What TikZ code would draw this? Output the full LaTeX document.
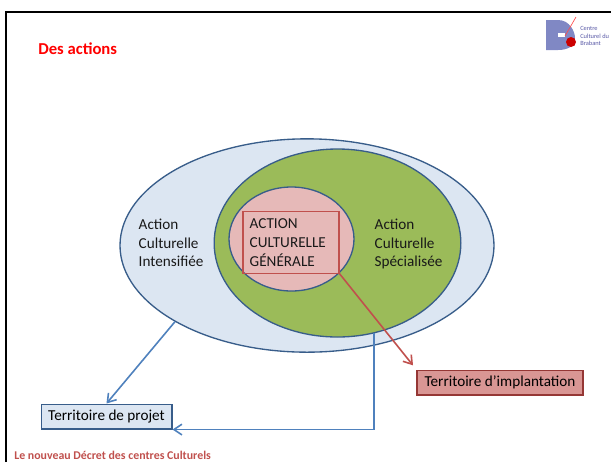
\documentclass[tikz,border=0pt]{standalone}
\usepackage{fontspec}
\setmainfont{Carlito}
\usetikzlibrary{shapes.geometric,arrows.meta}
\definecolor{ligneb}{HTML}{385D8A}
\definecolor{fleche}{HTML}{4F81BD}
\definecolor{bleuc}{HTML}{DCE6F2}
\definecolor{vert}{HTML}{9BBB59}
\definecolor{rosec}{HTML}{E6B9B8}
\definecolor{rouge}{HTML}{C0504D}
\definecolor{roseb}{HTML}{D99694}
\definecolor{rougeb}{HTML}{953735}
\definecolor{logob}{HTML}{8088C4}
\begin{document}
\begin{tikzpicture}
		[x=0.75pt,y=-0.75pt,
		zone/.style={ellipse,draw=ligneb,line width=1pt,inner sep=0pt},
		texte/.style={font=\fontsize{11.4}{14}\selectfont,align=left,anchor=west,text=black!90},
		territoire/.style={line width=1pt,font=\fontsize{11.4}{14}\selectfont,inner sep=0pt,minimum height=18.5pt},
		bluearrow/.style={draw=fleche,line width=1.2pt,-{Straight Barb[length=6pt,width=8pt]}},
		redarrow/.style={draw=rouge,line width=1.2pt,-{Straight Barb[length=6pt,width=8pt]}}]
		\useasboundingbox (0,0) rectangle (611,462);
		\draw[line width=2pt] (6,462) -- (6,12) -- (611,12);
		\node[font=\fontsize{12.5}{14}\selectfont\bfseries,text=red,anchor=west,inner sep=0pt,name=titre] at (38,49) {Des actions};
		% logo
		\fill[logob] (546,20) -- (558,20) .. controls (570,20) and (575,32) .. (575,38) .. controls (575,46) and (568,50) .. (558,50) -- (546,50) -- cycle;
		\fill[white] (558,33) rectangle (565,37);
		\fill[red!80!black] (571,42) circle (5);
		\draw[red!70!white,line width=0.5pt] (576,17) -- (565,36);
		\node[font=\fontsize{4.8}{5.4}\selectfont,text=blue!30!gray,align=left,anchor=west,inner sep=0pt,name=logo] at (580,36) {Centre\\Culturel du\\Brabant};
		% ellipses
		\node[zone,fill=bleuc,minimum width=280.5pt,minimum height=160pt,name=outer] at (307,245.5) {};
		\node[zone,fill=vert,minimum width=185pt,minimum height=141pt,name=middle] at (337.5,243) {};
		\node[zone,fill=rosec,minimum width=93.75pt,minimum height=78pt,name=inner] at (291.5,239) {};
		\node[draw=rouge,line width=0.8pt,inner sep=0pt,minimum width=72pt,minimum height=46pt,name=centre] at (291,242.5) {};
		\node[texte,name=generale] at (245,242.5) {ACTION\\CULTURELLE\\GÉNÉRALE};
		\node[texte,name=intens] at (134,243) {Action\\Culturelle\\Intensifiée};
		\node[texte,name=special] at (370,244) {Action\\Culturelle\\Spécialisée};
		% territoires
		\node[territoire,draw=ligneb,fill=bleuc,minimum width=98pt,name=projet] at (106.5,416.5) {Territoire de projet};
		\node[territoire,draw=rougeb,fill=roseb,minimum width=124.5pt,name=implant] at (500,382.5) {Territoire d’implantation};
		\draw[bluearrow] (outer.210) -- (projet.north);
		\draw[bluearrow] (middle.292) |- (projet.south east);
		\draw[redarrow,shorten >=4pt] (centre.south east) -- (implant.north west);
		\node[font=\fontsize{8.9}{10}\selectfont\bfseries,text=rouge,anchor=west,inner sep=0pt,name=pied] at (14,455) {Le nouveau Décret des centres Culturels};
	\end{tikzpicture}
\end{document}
-*-*-
- **Given exercise**: Restate the whole listing above exactly, please, omitting every image.

- **Answer below**:
What TikZ code would draw this? Output the full LaTeX document.
\documentclass[tikz,border=0pt]{standalone}
\usepackage{fontspec}
\setmainfont{Carlito}
\usetikzlibrary{shapes.geometric,arrows.meta}
\definecolor{ligneb}{HTML}{385D8A}
\definecolor{fleche}{HTML}{4F81BD}
\definecolor{bleuc}{HTML}{DCE6F2}
\definecolor{vert}{HTML}{9BBB59}
\definecolor{rosec}{HTML}{E6B9B8}
\definecolor{rouge}{HTML}{C0504D}
\definecolor{roseb}{HTML}{D99694}
\definecolor{rougeb}{HTML}{953735}
\definecolor{logob}{HTML}{8088C4}
\begin{document}
\begin{tikzpicture}
		[x=0.75pt,y=-0.75pt,
		zone/.style={ellipse,draw=ligneb,line width=1pt,inner sep=0pt},
		texte/.style={font=\fontsize{11.4}{14}\selectfont,align=left,anchor=west,text=black!90},
		territoire/.style={line width=1pt,font=\fontsize{11.4}{14}\selectfont,inner sep=0pt,minimum height=18.5pt},
		bluearrow/.style={draw=fleche,line width=1.2pt,-{Straight Barb[length=6pt,width=8pt]}},
		redarrow/.style={draw=rouge,line width=1.2pt,-{Straight Barb[length=6pt,width=8pt]}}]
		\useasboundingbox (0,0) rectangle (611,462);
		\draw[line width=2pt] (6,462) -- (6,12) -- (611,12);
		\node[font=\fontsize{12.5}{14}\selectfont\bfseries,text=red,anchor=west,inner sep=0pt,name=titre] at (38,49) {Des actions};
		% logo
		\fill[logob] (546,20) -- (558,20) .. controls (570,20) and (575,32) .. (575,38) .. controls (575,46) and (568,50) .. (558,50) -- (546,50) -- cycle;
		\fill[white] (558,33) rectangle (565,37);
		\fill[red!80!black] (571,42) circle (5);
		\draw[red!70!white,line width=0.5pt] (576,17) -- (565,36);
		\node[font=\fontsize{4.8}{5.4}\selectfont,text=blue!30!gray,align=left,anchor=west,inner sep=0pt,name=logo] at (580,36) {Centre\\Culturel du\\Brabant};
		% ellipses
		\node[zone,fill=bleuc,minimum width=280.5pt,minimum height=160pt,name=outer] at (307,245.5) {};
		\node[zone,fill=vert,minimum width=185pt,minimum height=141pt,name=middle] at (337.5,243) {};
		\node[zone,fill=rosec,minimum width=93.75pt,minimum height=78pt,name=inner] at (291.5,239) {};
		\node[draw=rouge,line width=0.8pt,inner sep=0pt,minimum width=72pt,minimum height=46pt,name=centre] at (291,242.5) {};
		\node[texte,name=generale] at (245,242.5) {ACTION\\CULTURELLE\\GÉNÉRALE};
		\node[texte,name=intens] at (134,243) {Action\\Culturelle\\Intensifiée};
		\node[texte,name=special] at (370,244) {Action\\Culturelle\\Spécialisée};
		% territoires
		\node[territoire,draw=ligneb,fill=bleuc,minimum width=98pt,name=projet] at (106.5,416.5) {Territoire de projet};
		\node[territoire,draw=rougeb,fill=roseb,minimum width=124.5pt,name=implant] at (500,382.5) {Territoire d’implantation};
		\draw[bluearrow] (outer.210) -- (projet.north);
		\draw[bluearrow] (middle.292) |- (projet.south east);
		\draw[redarrow,shorten >=4pt] (centre.south east) -- (implant.north west);
		\node[font=\fontsize{8.9}{10}\selectfont\bfseries,text=rouge,anchor=west,inner sep=0pt,name=pied] at (14,455) {Le nouveau Décret des centres Culturels};
	\end{tikzpicture}
\end{document}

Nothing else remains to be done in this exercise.